To be done: Leaving out every picture, copy the lines of the data exactly, from the first through the line containing "const yTicks = [0.0, 0.1, 0.2, 0.3, 0.4, 0.5, 0.6, 0.7];".

Raw data:
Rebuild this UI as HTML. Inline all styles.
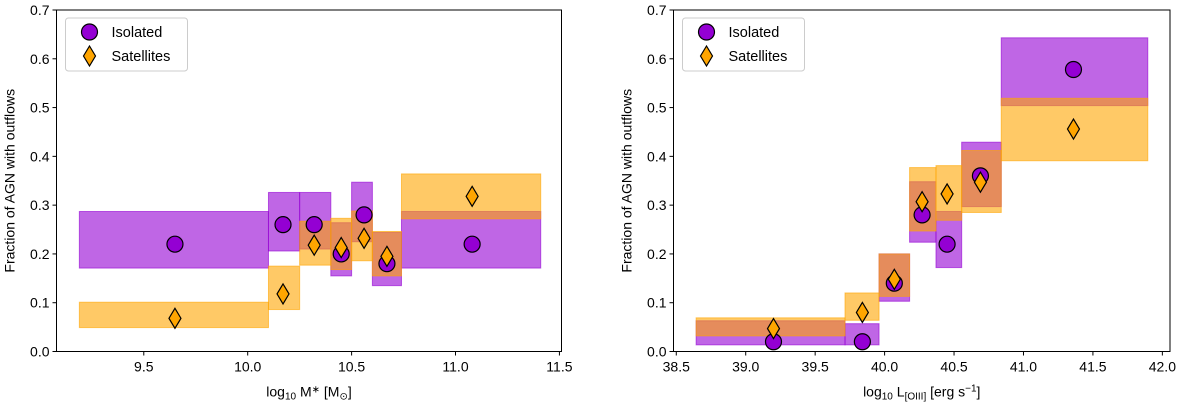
<!DOCTYPE html>
<html><head><meta charset="utf-8"><style>
html,body{margin:0;padding:0;background:#fff;}
svg{display:block;font-family:"Liberation Sans",sans-serif;}
</style></head><body>
<svg id="chart" width="1200" height="404" viewBox="0 0 1200 404" xmlns="http://www.w3.org/2000/svg"></svg>
<script>
// ---- Left panel data (stellar mass) ----
const massIsoBinLo = [9.19, 10.10, 10.25, 10.40, 10.50, 10.60, 10.74];
const massIsoBinHi = [10.10, 10.25, 10.40, 10.50, 10.60, 10.74, 11.41];
const massIsoLow = [0.171, 0.206, 0.21, 0.155, 0.225, 0.135, 0.171];
const massIsoHigh = [0.287, 0.326, 0.326, 0.264, 0.347, 0.244, 0.287];
const massIsoX = [9.65, 10.17, 10.32, 10.45, 10.56, 10.67, 11.08];
const massIsoVal = [0.22, 0.26, 0.26, 0.20, 0.28, 0.18, 0.22];
const massSatLow = [0.049, 0.086, 0.177, 0.168, 0.186, 0.155, 0.272];
const massSatHigh = [0.101, 0.175, 0.267, 0.273, 0.288, 0.246, 0.364];
const massSatVal = [0.068, 0.118, 0.218, 0.213, 0.232, 0.195, 0.318];
const massTicks = [9.5, 10.0, 10.5, 11.0, 11.5];
// ---- Right panel data (OIII luminosity) ----
const lumBinLo = [38.643, 39.715, 39.96, 40.18, 40.37, 40.555, 40.84];
const lumBinHi = [39.715, 39.96, 40.18, 40.37, 40.555, 40.84, 41.895];
const lumIsoLow = [0.0136, 0.0136, 0.103, 0.224, 0.172, 0.297, 0.504];
const lumIsoHigh = [0.063, 0.057, 0.20, 0.348, 0.287, 0.429, 0.643];
const lumX = [39.2, 39.84, 40.07, 40.27, 40.45, 40.69, 41.36];
const lumIsoVal = [0.02, 0.02, 0.14, 0.28, 0.22, 0.36, 0.578];
const lumSatLow = [0.032, 0.064, 0.113, 0.247, 0.269, 0.285, 0.391];
const lumSatHigh = [0.069, 0.12, 0.2, 0.377, 0.381, 0.412, 0.519];
const lumSatVal = [0.047, 0.08, 0.148, 0.307, 0.323, 0.347, 0.456];
const lumTicks = [38.5, 39.0, 39.5, 40.0, 40.5, 41.0, 41.5, 42.0];
const yTicks = [0.0, 0.1, 0.2, 0.3, 0.4, 0.5, 0.6, 0.7];

const NS = "http://www.w3.org/2000/svg";
const svg = document.getElementById('chart');
function mk(tag, attrs, parent) {
  const e = document.createElementNS(NS, tag);
  for (const k in attrs) e.setAttribute(k, attrs[k]);
  (parent || svg).appendChild(e);
  return e;
}

function panel(p) {
  const g = mk('g', {});
  
  
  const X = v => p.x0 + (v - p.xmin) / (p.xmax - p.xmin) * (p.x1 - p.x0);
  const Y = v => p.y1 - (v - 0) / 0.7 * (p.y1 - p.y0);
  for (let i = 0; i < p.lo.length; i++) {
    const r = mk('rect', {x: X(p.lo[i]), y: Y(p.isoHigh[i]), width: X(p.hi[i]) - X(p.lo[i]), height: Y(p.isoLow[i]) - Y(p.isoHigh[i]), fill: 'darkviolet', 'fill-opacity': 0.6, stroke: 'darkviolet', 'stroke-opacity': 0.6, 'stroke-width': 1}, g);
    
    
  }
  for (let i = 0; i < p.lo.length; i++) {
    const r = mk('rect', {x: X(p.lo[i]), y: Y(p.satHigh[i]), width: X(p.hi[i]) - X(p.lo[i]), height: Y(p.satLow[i]) - Y(p.satHigh[i]), fill: 'orange', 'fill-opacity': 0.6, stroke: 'orange', 'stroke-opacity': 0.6, 'stroke-width': 1}, g);
    
    
  }
  for (let i = 0; i < p.px.length; i++) {
    const c = mk('circle', {cx: X(p.px[i]), cy: Y(p.isoVal[i]), r: 8, fill: 'darkviolet', stroke: '#000', 'stroke-width': 1.2}, g);
    
    
  }
  for (let i = 0; i < p.px.length; i++) {
    const cx = X(p.px[i]), cy = Y(p.satVal[i]);
    const d = mk('polygon', {points: `${cx},${cy-10} ${cx+6},${cy} ${cx},${cy+10} ${cx-6},${cy}`, fill: 'orange', stroke: '#000', 'stroke-width': 1.2}, g);
    
    
  }
  const f = mk('rect', {x: p.x0, y: p.y0, width: p.x1 - p.x0, height: p.y1 - p.y0, fill: 'none', stroke: '#000', 'stroke-width': 1}, g);
  
  
  yTicks.forEach(t => {
    const y = Y(t);
    mk('line', {x1: p.x0 - 4, x2: p.x0, y1: y, y2: y, stroke: '#000'}, g);
    const tx = mk('text', {x: p.x0 - 7, y: y + 5, 'font-size': 14, 'text-anchor': 'end', fill: '#000'}, g);
    tx.textContent = t.toFixed(1);
    
    
  });
  p.xticks.forEach(t => {
    const x = X(t);
    mk('line', {x1: x, x2: x, y1: p.y1, y2: p.y1 + 4, stroke: '#000'}, g);
    const tx = mk('text', {x: x, y: p.y1 + 20, 'font-size': 14, 'text-anchor': 'middle', fill: '#000'}, g);
    tx.textContent = t.toFixed(1);
    
    
  });
  const yt = mk('text', {x: 0, y: 0, 'font-size': 14, 'text-anchor': 'middle', fill: '#000', transform: `translate(${p.x0 - 42},${(p.y0 + p.y1) / 2}) rotate(-90)`}, g);
  yt.textContent = 'Fraction of AGN with outflows';
  
  
  const xt = mk('text', {x: (p.x0 + p.x1) / 2, y: p.y1 + 45, 'font-size': 14, 'text-anchor': 'middle', fill: '#000'}, g);
  xt.innerHTML = p.xlabel;
  
  
  const lg = mk('g', {}, g);
  
  
  const lx = p.x0 + 9;
  mk('rect', {x: lx, y: 18, width: 122, height: 53, rx: 3, fill: '#fff', 'fill-opacity': 0.8, stroke: '#ccc'}, lg);
  const c = mk('circle', {cx: lx + 24, cy: 32, r: 8, fill: 'darkviolet', stroke: '#000', 'stroke-width': 1.2}, lg);
  
  
  const dcx = lx + 24, dcy = 56;
  const d = mk('polygon', {points: `${dcx},${dcy-10} ${dcx+6},${dcy} ${dcx},${dcy+10} ${dcx-6},${dcy}`, fill: 'orange', stroke: '#000', 'stroke-width': 1.2}, lg);
  
  
  const t1 = mk('text', {x: lx + 46, y: 37, 'font-size': 14.5, fill: '#000'}, lg);
  t1.textContent = 'Isolated';
  
  
  const t2 = mk('text', {x: lx + 46, y: 61, 'font-size': 14.5, fill: '#000'}, lg);
  t2.textContent = 'Satellites';
  
  
}

panel({name: 'mass-panel', x0: 56.5, x1: 561.5, y0: 10, y1: 351.5, xmin: 9.08, xmax: 11.51,
  lo: massIsoBinLo, hi: massIsoBinHi, isoLow: massIsoLow, isoHigh: massIsoHigh, px: massIsoX, isoVal: massIsoVal,
  satLow: massSatLow, satHigh: massSatHigh, satVal: massSatVal, xticks: massTicks,
  xlabel: 'log<tspan font-size="10" dy="3">10</tspan><tspan dy="-3"> M</tspan><tspan font-size="10" dy="-4">∗</tspan><tspan dy="4"> [M</tspan><tspan font-size="10" dy="3">⊙</tspan><tspan dy="-3">]</tspan>'});
panel({name: 'luminosity-panel', x0: 673.5, x1: 1170, y0: 10, y1: 351.5, xmin: 38.48, xmax: 42.055,
  lo: lumBinLo, hi: lumBinHi, isoLow: lumIsoLow, isoHigh: lumIsoHigh, px: lumX, isoVal: lumIsoVal,
  satLow: lumSatLow, satHigh: lumSatHigh, satVal: lumSatVal, xticks: lumTicks,
  xlabel: 'log<tspan font-size="10" dy="3">10</tspan><tspan dy="-3"> L</tspan><tspan font-size="10" dy="3">[OIII]</tspan><tspan dy="-3"> [erg s</tspan><tspan font-size="10" dy="-5">−1</tspan><tspan dy="5">]</tspan>'});
</script>
</body></html>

Reply to the exercise:
Rebuild this UI as HTML. Inline all styles.
<!DOCTYPE html>
<html><head><meta charset="utf-8"><style>
html,body{margin:0;padding:0;background:#fff;}
svg{display:block;font-family:"Liberation Sans",sans-serif;}
</style></head><body>
<svg id="chart" width="1200" height="404" viewBox="0 0 1200 404" xmlns="http://www.w3.org/2000/svg"></svg>
<script>
// ---- Left panel data (stellar mass) ----
const massIsoBinLo = [9.19, 10.10, 10.25, 10.40, 10.50, 10.60, 10.74];
const massIsoBinHi = [10.10, 10.25, 10.40, 10.50, 10.60, 10.74, 11.41];
const massIsoLow = [0.171, 0.206, 0.21, 0.155, 0.225, 0.135, 0.171];
const massIsoHigh = [0.287, 0.326, 0.326, 0.264, 0.347, 0.244, 0.287];
const massIsoX = [9.65, 10.17, 10.32, 10.45, 10.56, 10.67, 11.08];
const massIsoVal = [0.22, 0.26, 0.26, 0.20, 0.28, 0.18, 0.22];
const massSatLow = [0.049, 0.086, 0.177, 0.168, 0.186, 0.155, 0.272];
const massSatHigh = [0.101, 0.175, 0.267, 0.273, 0.288, 0.246, 0.364];
const massSatVal = [0.068, 0.118, 0.218, 0.213, 0.232, 0.195, 0.318];
const massTicks = [9.5, 10.0, 10.5, 11.0, 11.5];
// ---- Right panel data (OIII luminosity) ----
const lumBinLo = [38.643, 39.715, 39.96, 40.18, 40.37, 40.555, 40.84];
const lumBinHi = [39.715, 39.96, 40.18, 40.37, 40.555, 40.84, 41.895];
const lumIsoLow = [0.0136, 0.0136, 0.103, 0.224, 0.172, 0.297, 0.504];
const lumIsoHigh = [0.063, 0.057, 0.20, 0.348, 0.287, 0.429, 0.643];
const lumX = [39.2, 39.84, 40.07, 40.27, 40.45, 40.69, 41.36];
const lumIsoVal = [0.02, 0.02, 0.14, 0.28, 0.22, 0.36, 0.578];
const lumSatLow = [0.032, 0.064, 0.113, 0.247, 0.269, 0.285, 0.391];
const lumSatHigh = [0.069, 0.12, 0.2, 0.377, 0.381, 0.412, 0.519];
const lumSatVal = [0.047, 0.08, 0.148, 0.307, 0.323, 0.347, 0.456];
const lumTicks = [38.5, 39.0, 39.5, 40.0, 40.5, 41.0, 41.5, 42.0];
const yTicks = [0.0, 0.1, 0.2, 0.3, 0.4, 0.5, 0.6, 0.7];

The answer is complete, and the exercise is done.